I got two triangles, "starting" from seperate points $P_1$ and $P_2$, but sharing a common base $AB$. I try to get those triangles to form a $90°$ angle at their common base. I'd expect, as long as the triangles don't share the same plane, that I would get one or - in most of the cases - two valid solutions.
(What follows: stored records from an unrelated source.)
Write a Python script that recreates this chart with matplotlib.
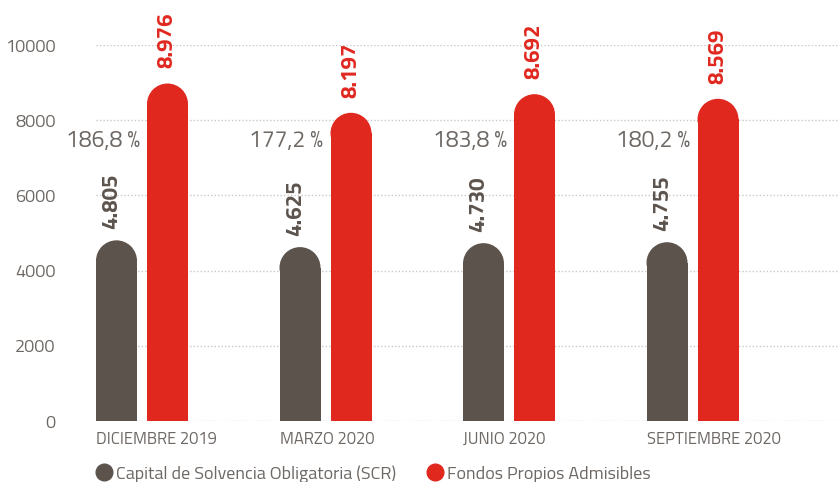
import matplotlib.pyplot as plt
from matplotlib.patches import Ellipse
from matplotlib.lines import Line2D

# data
periods = ["DICIEMBRE 2019", "MARZO 2020", "JUNIO 2020", "SEPTIEMBRE 2020"]
scr = [4805, 4625, 4730, 4755]
fondos = [8976, 8197, 8692, 8569]
scr_labels = ["4.805", "4.625", "4.730", "4.755"]
fondos_labels = ["8.976", "8.197", "8.692", "8.569"]
ratios = ["186,8 %", "177,2 %", "183,8 %", "180,2 %"]

GREY = "#5c534d"
RED = "#e0281f"
TXT = "#6e6864"

plt.rcParams['font.family'] = ['Titillium Web', 'DejaVu Sans']

W, H = 838, 482
fig = plt.figure(figsize=(W / 100, H / 100), dpi=100)
ax = fig.add_axes([96 / W, (H - 421) / H, (W - 96) / W, (421 - 45) / H])

ymax = 10000
xmax = (W - 96) / 183.5
ax.set_xlim(0, xmax)
ax.set_ylim(0, ymax)

bw = 41 / 183.5          # bar width in data units
off = 51 / 183.5         # offset of red bar
# vertical radius of the rounded cap in data units (semicircle in pixels)
ry = (41 / 2) * ymax / (421 - 45)

def rounded_bar(x0, val, color):
    ax.bar(x0, val - ry, width=bw, align='edge', color=color, zorder=3)
    ax.add_patch(Ellipse((x0 + bw / 2, val - ry), bw, 2 * ry,
                         color=color, zorder=3, lw=0))

for i in range(len(periods)):
    rounded_bar(i, scr[i], GREY)
    rounded_bar(i + off, fondos[i], RED)
    ax.annotate(scr_labels[i], (i + bw / 2, scr[i]), xytext=(-3, 8),
                textcoords='offset points', rotation=90, ha='center',
                va='bottom', fontsize=16, fontweight='bold', color=GREY,
                annotation_clip=False)
    ax.annotate(fondos_labels[i], (i + off + bw / 2, fondos[i]), xytext=(0, 11),
                textcoords='offset points', rotation=90, ha='center',
                va='bottom', fontsize=16, fontweight='bold', color=RED,
                annotation_clip=False)
    ax.text(i + bw + 0.015, 7450, ratios[i], ha='right', va='center',
            fontsize=16.5, color=TXT)

ax.set_yticks([0, 2000, 4000, 6000, 8000, 10000])
ax.set_xticks(range(len(periods)))
ax.set_xticklabels(periods, ha='left')
ax.tick_params(axis='y', length=0, pad=29, labelsize=13, labelcolor=TXT)
ax.tick_params(axis='x', length=0, pad=7, labelsize=12, labelcolor=TXT)
ax.grid(axis='y', linestyle=(0, (1, 1.5)), color='#c8c8c8', lw=1, zorder=0)
ax.set_axisbelow(True)
for s in ax.spines.values():
    s.set_visible(False)

handles = [Line2D([], [], marker='o', ls='', color=GREY, markersize=12),
           Line2D([], [], marker='o', ls='', color=RED, markersize=12)]
fig.legend(handles, ["Capital de Solvencia Obligatoria (SCR)", "Fondos Propios Admisibles"],
           loc='center left', bbox_to_anchor=(84 / W, 1 - 474 / H), ncol=2,
           frameon=False, fontsize=13, labelcolor=TXT, handletextpad=0.05,
           columnspacing=1.6, borderpad=0, handlelength=1.2)

fig.savefig("out.png", dpi=100)
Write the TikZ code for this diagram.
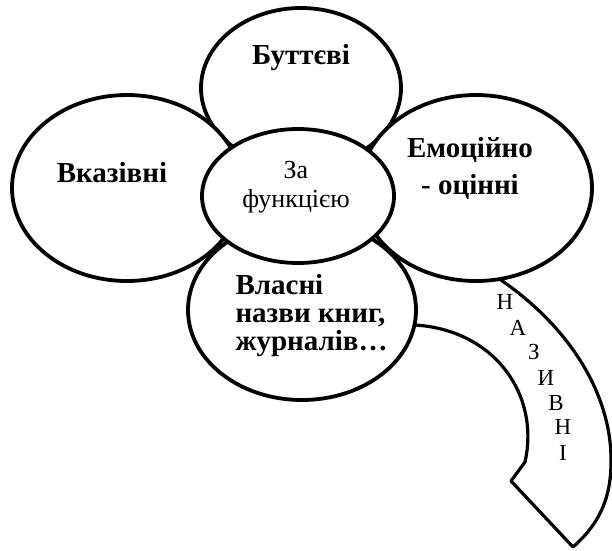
\documentclass[tikz,border=0pt]{standalone}
\usepackage{fontspec}
\setmainfont{Liberation Serif}
\usepackage{tikz}
\usetikzlibrary{calc}
\definecolor{ffffff}{rgb}{1.,1.,1.}
\definecolor{qqqqqq}{rgb}{0.,0.,0.}
\tikzstyle{every node}=[font=\fontsize{26}{29}\selectfont,color=qqqqqq]
\tikzstyle{petal}=[line width=3.8pt,color=qqqqqq,fill=ffffff]
\tikzstyle{boldlabel}=[font=\fontsize{29}{28}\selectfont\bfseries]
\tikzstyle{letter}=[font=\fontsize{23}{24}\selectfont,inner sep=0pt]

\begin{document}
\begin{tikzpicture}[line cap=round,line join=round,x=1.0pt,y=-1.0pt]
    \useasboundingbox (0,0) rectangle (612,550);
    % petals
    \draw [petal] (301,88) ellipse (100pt and 80pt);
    \draw [petal] (127,188) ellipse (115pt and 93pt);
    % stem
    \draw [line width=3.2pt,color=qqqqqq] (490,268) -- (498,278) .. controls (575,330) and (612,400) .. (611,462) .. controls (611,500) and (598,525) .. (573,547) -- (511,481) -- (525,462) .. controls (540,395) and (495,330) .. (415,325) -- (400,324);
    \draw [petal] (476,188) ellipse (116pt and 93pt);
    \draw [petal] (302,310) ellipse (114pt and 90pt);
    \draw [petal] (298,196) ellipse (96pt and 67pt);
    % labels
    \node [boldlabel] (buttievi) at (301,58) {Буттєві};
    \node [boldlabel] (vkazivni) at (112,173) {Вказівні};
    \node [boldlabel,align=center] (emotsiini) at (470,168) {Емоційно\\[9pt]- оцінні};
    \node [boldlabel,align=left,anchor=west] (vlasni) at (232,316) {Власні\\назви книг,\\журналів…};
    \node [align=center] (zafunktsiieiu) at (296,187) {За\\функцією};
    % letters on the stem
    \node [letter] (n1) at (505,302) {Н};
    \node [letter] (a1) at (518,328) {А};
    \node [letter] (z1) at (534,352) {З};
    \node [letter] (y1) at (546,378) {И};
    \node [letter] (v1) at (556,403) {В};
    \node [letter] (n2) at (563,427) {Н};
    \node [letter] (i1) at (563,453) {І};
\end{tikzpicture}
\end{document}
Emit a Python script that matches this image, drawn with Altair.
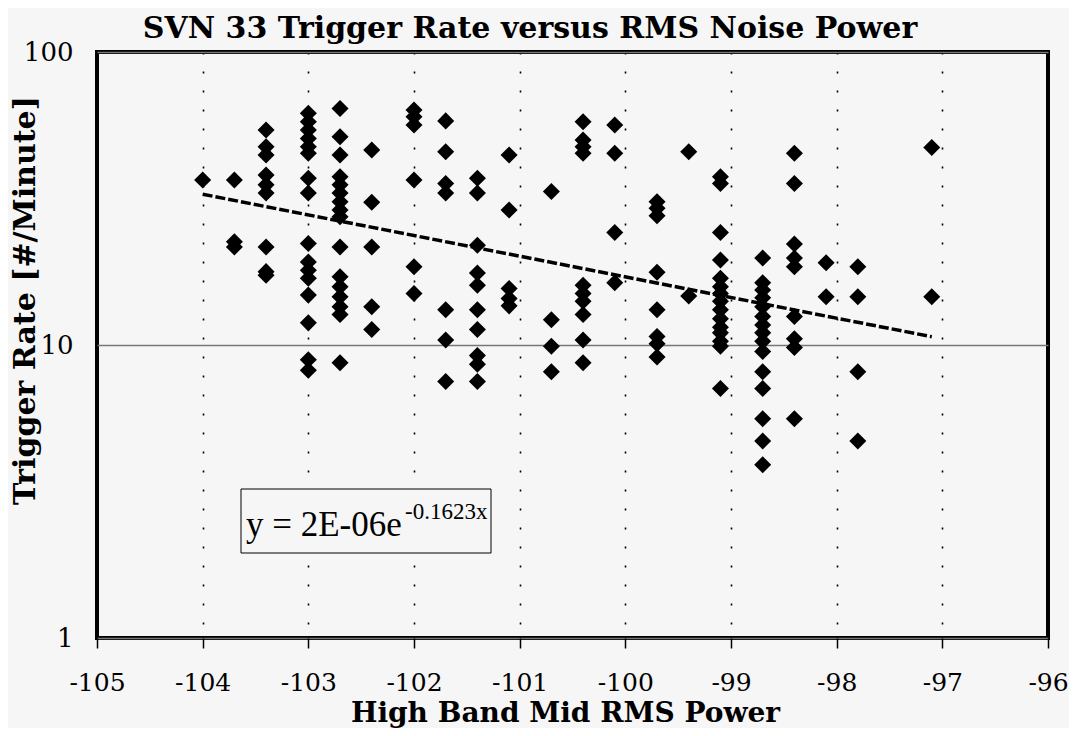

Is this assumtion correct?
The Task:
Given the points $P_1$, $P_2$, $A$ and $B$, with
$$A = (a_x, a_y, a_z + \Delta z)$$ $$B = (b_x, b_y, b_z + \Delta z)$$
find the value $\Delta z$ so that the triangles $\bigtriangleup P_1AB$ and $\bigtriangleup P_2AB$ are perpendicular.
My Approach:
I started with $\bigtriangleup P_1AB$ and $\bigtriangleup P_2AB$ are perpendicular if the dot-product of their normals is $0$, so:
$$\vec{n_1} \cdot \vec{n_2} = 0$$ $$(\vec{P_1A} \times \vec{AB}) \cdot (\vec{P_2A} \times \vec{AB}) = 0$$
using Lagrange's identity I can get rid of the cross product:
$$(\vec{P_1A} \cdot \vec{P_2A}) * (\vec{AB} \cdot \vec{AB}) - (\vec{AB} \cdot \vec{P_2A}) * (\vec{P_1A} \cdot \vec{AB}) = 0$$
With $(\vec{AB} \cdot \vec{AB}) = |\vec{AB}|²$ I get rid of the $\Delta z$ in that term, since the lenght of the base does not change:
$$|\vec{AB}|² * (\vec{P_1A} \cdot \vec{P_2A}) - (\vec{AB} \cdot \vec{P_2A}) * (\vec{P_1A} \cdot \vec{AB}) = 0$$
$$|\vec{AB}|² * ((a_x - p1_x)*(a_x - p2_x)+(a_y - p1_y)*(a_y - p2_y)+((a_z + \Delta z) - p1_z) * ((a_z + \Delta z) - p2_z)) - ((b_x-a_x)*(a_x - p2_x) + (b_y-a_y)*(a_y - p2_y)+((b_z + \Delta z)-(a_z + \Delta z))*((a_z + \Delta z) - p2_z)) * ((a_x-p1_x)*(b_x-a_x)+(a_y-p1_y)*(b_y-a_y)+((a_z + \Delta z)-p1_z)*((b_z + \Delta z)-(a_z + \Delta z))) = 0$$
Some of the $\Delta z$ cancel each other out, so I got:
$$|\vec{AB}|² * ((a_x - p1_x)*(a_x - p2_x)+(a_y - p1_y)*(a_y - p2_y)+((a_z + \Delta z) - p1_z) * ((a_z + \Delta z) - p2_z)) - ((b_x-a_x)*(a_x - p2_x) + (b_y-a_y)*(a_y - p2_y)+(b_z - a_z)*((a_z + \Delta z) - p2_z)) * ((a_x-p1_x)*(b_x-a_x)+(a_y-p1_y)*(b_y-a_y)+((a_z+\Delta z)-p1_z)*(b_z-a_z)) = 0$$
with $ X = (b_x - a_x), Y = (b_y - a_y), Z = (b_z - a_z) $:
$$|\vec{AB}|² * ((a_x - p1_x)*(a_x - p2_x)+(a_y - p1_y)*(a_y - p2_y)+((a_z + \Delta z) - p1_z) * ((a_z + \Delta z) - p2_z)) - (X*(a_x - p2_x) + Y*(a_y - p2_y)+Z*((a_z + \Delta z) - p2_z)) * (X*(a_x-p1_x)+Y*(a_y-p1_y)+Z*((a_z+\Delta z)-p1_z)) = 0$$
But that's still a rather big term. Is there a way to solve this problem in a more elegant way?